There's no guarantee of the form that you mention - asynchronous
exceptions can occur anywhere.  However, there might be a way to do what
you want (disclaimer: I haven't looked at the implementation of iterIO).
Control.Exception will have a new operation in 7.2.1:
allowInterrupt :: IO ()
    allowInterrupt = unsafeUnmask $ return ()
which allows an asynchronous exception to be thrown inside mask (until
7.2.1 you can define it yourself, unsafeUnmask comes from GHC.IO).
So to answer my own question from earlier, I did a bit of
benchmarking, and it seems that on my machine (a 2.4 GHz Intel Xeon
3060, running linux 2.6.38), I get the following costs:
9 ns - return () :: IO ()       -- baseline (meaningless in itself)
     13 ns - unsafeUnmask $ return () -- with interrupts enabled
     18 ns - unsafeUnmask $ return () -- inside a mask_
13 ns - ffi                      -- a null FFI call (getpid cached by libc)
     18 ns - unsafeUnmask ffi         -- with interrupts enabled
     22 ns - unsafeUnmask ffi         -- inside a mask_
Those are lower than I was expecting, but look plausible.  There's room 
for improvement too (by inlining some or all of unsafeUnmask#).

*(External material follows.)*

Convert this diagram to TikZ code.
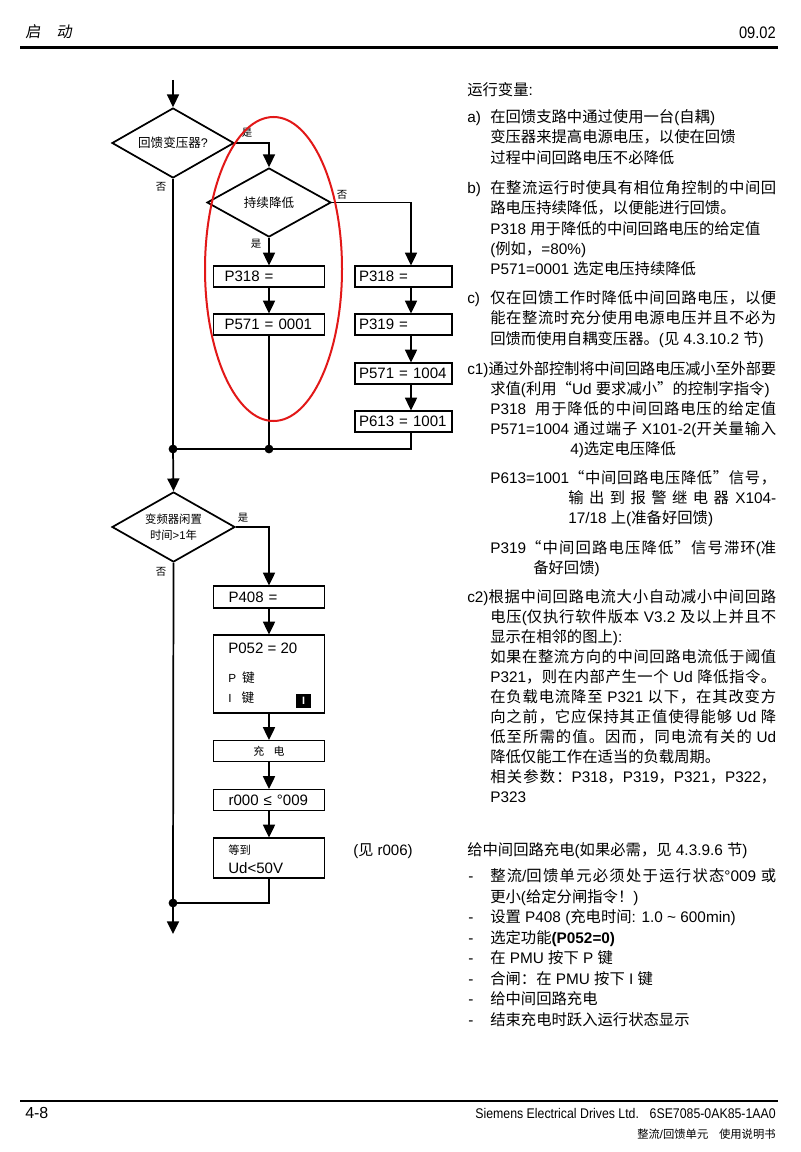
\documentclass[tikz,border=0pt]{standalone}
\usepackage{fontspec}
\setmainfont{Liberation Sans}
\newfontfamily\cjkfont{Noto Sans CJK SC}
\newfontfamily\cjkslantfont[FakeSlant=0.15]{Noto Sans CJK SC}
\newfontfamily\narrowfont[FakeStretch=0.88]{Liberation Sans}
\usetikzlibrary{arrows.meta,shapes.geometric}
\definecolor{ellred}{RGB}{226,24,24}

% automatic switching between Latin and CJK fonts
\newcommand\latinfont{\rmfamily}
\newcommand\cjkglue{\hskip 0pt plus 4pt minus 0.6pt\relax}
\XeTeXinterchartokenstate=1
\chardef\cjkcls=7
\newcount\cjkcnt
\cjkcnt=0
\loop\ifnum\cjkcnt<"2E80 \XeTeXcharclass\cjkcnt=0 \advance\cjkcnt by 1 \repeat
\cjkcnt="2E80
\loop\ifnum\cjkcnt<"A000 \XeTeXcharclass\cjkcnt=\cjkcls \advance\cjkcnt by 1 \repeat
\cjkcnt="FF00
\loop\ifnum\cjkcnt<"FFF0 \XeTeXcharclass\cjkcnt=\cjkcls \advance\cjkcnt by 1 \repeat
\XeTeXcharclass"201C=\cjkcls
\XeTeXcharclass"201D=\cjkcls
\XeTeXinterchartoks 0 \cjkcls={\cjkfont}
\XeTeXinterchartoks 4095 \cjkcls={\cjkfont}
\XeTeXinterchartoks \cjkcls 0={\latinfont}
\XeTeXinterchartoks \cjkcls 4095={\latinfont}
\XeTeXinterchartoks \cjkcls \cjkcls={\cjkglue}

\newcount\tcnt
\newcommand\rtxt[3]{\global\advance\tcnt by 1 \node[txt] (t\the\tcnt) at (#1,#2) {#3};}
\newcommand\rjus[3]{\global\advance\tcnt by 1 \node[txt] (t\the\tcnt) at (#1,#2) {\makebox[\dimexpr 0.75pt*(776-#1)\relax][s]{#3}};}

\begin{document}
\begin{tikzpicture}[x=0.75pt,y=-0.75pt,
  conn/.style={line width=1.3pt},
  arr/.style={line width=1.3pt,-{Triangle[length=9.5pt,width=9pt]}},
  pbox/.style={draw,line width=0.9pt,inner ysep=0pt,align=left,minimum height=15.75pt,font=\fontsize{11.3pt}{13pt}\selectfont},
  lbox/.style={pbox,text width=66.75pt,inner xsep=8.25pt},
  rbox/.style={pbox,text width=66.75pt,inner xsep=3pt},
  dbox/.style={pbox,text width=60.75pt,inner xsep=11.25pt},
  ebox/.style={draw,line width=0.9pt,minimum width=83.25pt,inner sep=0pt},
  dia/.style={draw,diamond,line width=1.3pt,inner sep=0pt,aspect=1.74,align=center},
  yn/.style={inner sep=0pt,font=\fontsize{7.8pt}{8pt}\selectfont},
  txt/.style={inner sep=0pt,anchor=base west,font=\fontsize{11.5pt}{13pt}\selectfont},
  dot/.style={fill=black},
]
\fill[white] (0,0) rectangle (800,1152);
\useasboundingbox (0,0) rectangle (800,1152);

% header
\node[anchor=base west,inner sep=0pt,font=\fontsize{11.5pt}{12pt}\selectfont] (hdl) at (25,38) {\let\cjkfont\cjkslantfont 启\hspace{12pt}动};
\node[anchor=base east,inner sep=0pt,font=\narrowfont\fontsize{12.5pt}{13pt}\selectfont] (hdr) at (776,38.5) {09.02};
\draw[line width=2pt] (20,47.5) -- (778,47.5);

% flowchart
\coordinate (start) at (173,80);
\node[dia,minimum width=91.5pt,minimum height=52.5pt,font=\fontsize{9.4pt}{11pt}\selectfont] (d1) at (173,143) {回馈变压器?};
\node[dia,minimum width=93pt,minimum height=51.75pt,font=\fontsize{9.4pt}{11pt}\selectfont] (d2) at (269,202.5) {持续降低};
\node[lbox] (lb1) at (269,276.5) {P318 =};
\node[lbox] (lb2) at (269,324.5) {P571 = 0001};
\node[rbox] (rb1) at (403.5,276.5) {P318 =};
\node[rbox] (rb2) at (403.5,324.5) {P319 =};
\node[rbox] (rb3) at (403.5,373.5) {P571 = 1004};
\node[rbox] (rb4) at (403.5,421.5) {P613 = 1001};
\coordinate (rx) at (411,0);
\coordinate (j1) at (173,449);
\coordinate (j2) at (269,449);

\draw[arr] (start) -- (d1.north);
\draw[arr] (d1.east) -| (d2.north);
\draw[arr] (d2.east) -| (rx |- rb1.north);
\draw[arr] (d2.south) -- (lb1.north);
\draw[arr] (lb1.south) -- (lb2.north);
\draw[arr] (rx |- rb1.south) -- (rx |- rb2.north);
\draw[arr] (rx |- rb2.south) -- (rx |- rb3.north);
\draw[arr] (rx |- rb3.south) -- (rx |- rb4.north);
\draw[conn] (rx |- rb4.south) |- (j1);
\draw[conn] (lb2.south) -- (j2);
\draw[conn] (d1.south) -- (j1);

\node[yn] (y1) at (247,133) {是};
\node[yn] (n1) at (161,187) {否};
\node[yn] (n2) at (342,195) {否};
\node[yn] (y2) at (256,244) {是};

\node[dia,minimum width=92.25pt,minimum height=52.5pt,font=\fontsize{8.5pt}{12pt}\selectfont] (d3) at (173.5,527) {变频器闲置\\时间>1年};
\draw[arr] (j1) -- (d3.north);
\node[yn] (y3) at (243,518) {是};
\node[yn] (n3) at (161,572) {否};

\node[dbox,minimum height=16.5pt] (p408) at (269,597) {P408 =};
\node[ebox,minimum height=58.5pt] (p052) at (269,674) {};
\node[txt,font=\fontsize{11.3pt}{13pt}\selectfont] (p052t) at (228,653) {P052 = 20};
\node[txt,font=\fontsize{8.8pt}{10pt}\selectfont] (pkey) at (228,682) {P\hspace{4.5pt}{\fontsize{9.5pt}{10pt}\selectfont 键}};
\node[txt,font=\fontsize{8.8pt}{10pt}\selectfont] (ikeyt) at (228,702) {I\hspace{7.5pt}{\fontsize{9.5pt}{10pt}\selectfont 键}};
\node[fill=black,minimum width=11.25pt,minimum height=10.5pt,inner sep=0pt,text=white,font=\bfseries\fontsize{8pt}{8pt}\selectfont] (ikey) at (303.5,701) {I};
\node[pbox,minimum width=83.25pt,text width=83.25pt,inner xsep=0pt,align=center,font=\fontsize{8.2pt}{10pt}\selectfont] (chg) at (269,751) {充\hspace{7pt}电};
\node[dbox] (r000) at (269,800) {r000 ≤ °009};
\node[ebox,minimum height=30pt] (wait) at (269,858) {};
\node[txt,font=\fontsize{8.5pt}{10pt}\selectfont] (waitt1) at (228,854) {等到};
\node[txt,font=\fontsize{11.3pt}{13pt}\selectfont] (waitt2) at (228,873.5) {Ud<50V};
\node[txt,font=\fontsize{11.3pt}{13pt}\selectfont] (see) at (353,855) {(见 r006)};

\coordinate (j3) at (173,903);
\coordinate (endc) at (173,934);
\draw[arr] (d3.east) -| (p408.north);
\draw[arr] (p408.south) -- (p052.north);
\draw[arr] (p052.south) -- (chg.north);
\draw[arr] (chg.south) -- (r000.north);
\draw[arr] (r000.south) -- (wait.north);
\draw[conn] (wait.south) |- (j3);
\draw[conn] (d3.south) -- (j3);
\draw[arr] (j3) -- (endc);

\fill[dot] (j1) circle [radius=3.3pt];
\fill[dot] (j2) circle [radius=3.3pt];
\fill[dot] (j3) circle [radius=3.3pt];

\draw[line width=1.5pt,ellred] (273.5,269) ellipse [x radius=68.5, y radius=152];

% right column text
\rtxt{467}{96}{运行变量:}
\rtxt{467}{123}{a)}
\rtxt{490}{123}{在回馈支路中通过使用一台(自耦)}
\rtxt{490}{143}{变压器来提高电源电压，以使在回馈}
\rtxt{490}{163}{过程中间回路电压不必降低}
\rtxt{467}{193}{b)}
\rjus{490}{193}{在整流运行时使具有相位角控制的中间回}
\rtxt{490}{213}{路电压持续降低，以便能进行回馈。}
\rtxt{490}{234}{P318 用于降低的中间回路电压的给定值}
\rtxt{490}{254}{(例如，=80\%)}
\rtxt{490}{274}{P571=0001 选定电压持续降低}
\rtxt{467}{303}{c)}
\rjus{490}{303}{仅在回馈工作时降低中间回路电压，以便}
\rjus{490}{323}{能在整流时充分使用电源电压并且不必为}
\rtxt{490}{344}{回馈而使用自耦变压器。(见 4.3.10.2 节)}
\rjus{467}{374}{c1)通过外部控制将中间回路电压减小至外部要}
\rtxt{490}{394}{求值(利用“Ud 要求减小”的控制字指令)}
\rjus{490}{414}{P318\ \ 用于降低的中间回路电压的给定值}
\rjus{490}{434}{P571=1004 通过端子 X101-2(开关量输入}
\rtxt{570}{454}{4)选定电压降低}
\rjus{490}{483}{P613=1001“中间回路电压降低”信号，}
\rjus{568}{503}{输出到报警继电器 X104-}
\rtxt{568}{523}{17/18 上(准备好回馈)}
\rjus{490}{553}{P319“中间回路电压降低”信号滞环(准}
\rtxt{533}{573}{备好回馈)}
\rjus{467}{602}{c2)根据中间回路电流大小自动减小中间回路}
\rjus{490}{622}{电压(仅执行软件版本 V3.2 及以上并且不}
\rtxt{490}{642}{显示在相邻的图上):}
\rjus{490}{662}{如果在整流方向的中间回路电流低于阈值}
\rjus{490}{682}{P321，则在内部产生一个 Ud 降低指令。}
\rjus{490}{702}{在负载电流降至 P321 以下，在其改变方}
\rjus{490}{722}{向之前，它应保持其正值使得能够 Ud 降}
\rjus{490}{742}{低至所需的值。因而，同电流有关的 Ud}
\rtxt{490}{762}{降低仅能工作在适当的负载周期。}
\rjus{490}{782}{相关参数：P318，P319，P321，P322，}
\rtxt{490}{802}{P323}
\rtxt{467}{855}{给中间回路充电(如果必需，见 4.3.9.6 节)}
\rtxt{468}{881}{-}
\rjus{490}{881}{整流/回馈单元必须处于运行状态°009 或}
\rtxt{490}{902}{更小(给定分闸指令！)}
\rtxt{468}{922}{-}
\rtxt{490}{922}{设置 P408 (充电时间: 1.0 {\char"7E} 600min)}
\rtxt{468}{943}{-}
\rtxt{490}{943}{选定功能\textbf{(P052=0)}}
\rtxt{468}{963}{-}
\rtxt{490}{963}{在 PMU 按下 P 键}
\rtxt{468}{984}{-}
\rtxt{490}{984}{合闸：在 PMU 按下 I 键}
\rtxt{468}{1004}{-}
\rtxt{490}{1004}{给中间回路充电}
\rtxt{468}{1025}{-}
\rtxt{490}{1025}{结束充电时跃入运行状态显示}

% footer
\draw[line width=2pt] (20,1101) -- (778,1101);
\node[anchor=base west,inner sep=0pt,font=\fontsize{12pt}{13pt}\selectfont] (pg) at (25,1118) {4-8};
\node[anchor=base east,inner sep=0pt,font=\narrowfont\fontsize{10.5pt}{12pt}\selectfont] (ft1) at (776,1118) {Siemens Electrical Drives Ltd.\hspace{8pt}6SE7085-0AK85-1AA0};
\node[anchor=base east,inner sep=0pt,font=\fontsize{8.5pt}{10pt}\selectfont] (ft2) at (776,1138) {整流/回馈单元\hspace{8pt}使用说明书};
\end{tikzpicture}
\end{document}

However, the general case of unsafeUnmask E, where E is something more 
complex than return (), will be more expensive because a new closure for 
E has to be created.  e.g. try "return x" instead of "return ()", and 
try to make sure that the closure has to be created once per 
unsafeUnmask, not lifted out and shared.
...
131 ns - syscall                  -- getppid through FFI
    135 ns - unsafeUnmask syscall     -- with interrupts enabled
    140 ns - unsafeUnmask syscall     -- inside a mask_

...
So it seems that the cost of calling unsafeUnmask inside every liftIO
would be about 22 cycles per liftIO invocation, which seems eminently
reasonable.  You could then safely run your whole program inside a big
mask_ and not worry about exceptions happening between>>=
invocations.  Though truly compute-intensive workloads could have
issues, the kind of applications targeted by iterIO will spend most of
their time doing I/O, so this shouldn't be an issue.
Better yet, for programs that don't use asynchronous exceptions, if
you don't put your whole program inside a mask_, the cost drops
roughly in half.  It's hard to imagine any real application whose
performance would take a significant hit because of an extra 11 cycles
per liftIO.
Is there anything I'm missing?  For instance, my machine only has one
CPU, and the tests all ran with one thread.  Does
unmaskAsyncExceptions# acquire a spinlock that could lock the memory
bus?  Or is there some other reason unsafeUnmask could become
expensive on NUMA machines, or in the presence of concurrency?
There are no locks here, thanks to the message-passing implementation we 
use for throwTo between processors.  unmaskeAsyncExceptions# basically 
pushes a small stack frame, twiddles a couple of bits in the thread 
state, and checks a word in the thread state to see whether any 
exceptions are pending.  The stack frame untwiddles the bits again and 
returns.

Cheers,
	Simon